A pecuária em si também é uma atividade que colabora para a sobrecarga do ciclo, já que o esterco produzido pelos animais possui amônia. Assim, eles participam da etapa de amonização do processo, que pode ser responsável pela contaminação e acidificação do solo se feita em grande escala. Na Holanda, os impactos da poluição são sentidos de forma significativa, levando o governo a tomar medidas drásticas na tentativa de barrar a proliferação do nitrogênio. O país, que tem a suinocultura como uma das principais atividades econômicas, estimulou agricultores a reduzir a quantidade de porcos nos criadouros por meio de subsídios financeiros.

Impactos ambientais

Além da acidificação do solo vista na Holanda, é possível citar a diminuição da quantidade de oxigênio disponível na água e a emissão de óxido nitroso (um gás de efeito estufa com potencial poluidor 298 vezes maior que o dióxido de carbono) como outras implicações negativas da cascata de nitrogênio. “Como o Brasil ainda não chegou a esse nível de preocupação visto na Europa, nós ainda podemos fazer muita coisa. Temos que agir agora”, diz a pesquisadora.

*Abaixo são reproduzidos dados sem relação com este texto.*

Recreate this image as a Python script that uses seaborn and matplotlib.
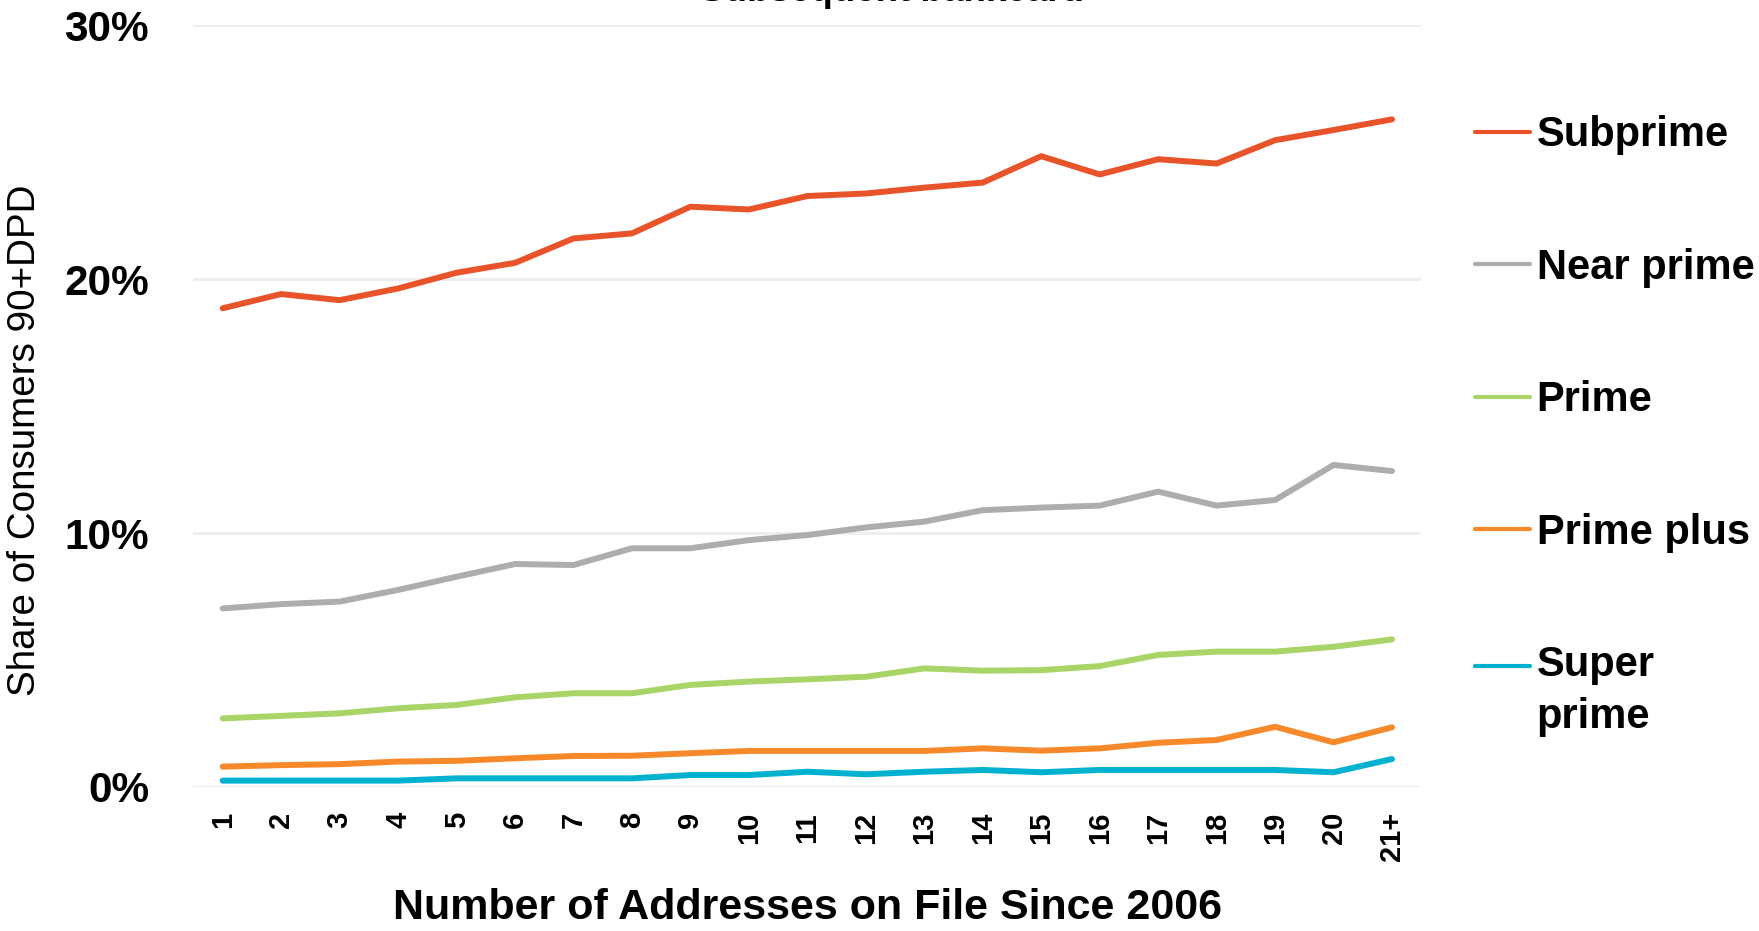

A fim de mitigar os impactos ambientais gerados pela cadeia de produção de alimentos para animais, Vanessa destaca a retomada da circularidade do nitrogênio. “É muito importante que haja uma proximidade entre quem consome e quem produz. Ou seja, a gente tem que voltar à circularidade do nutriente para não dependermos tanto de ficar trazendo nitrogênio reativo, e que consigamos reciclar melhor os nutrientes do solo”, ela coloca.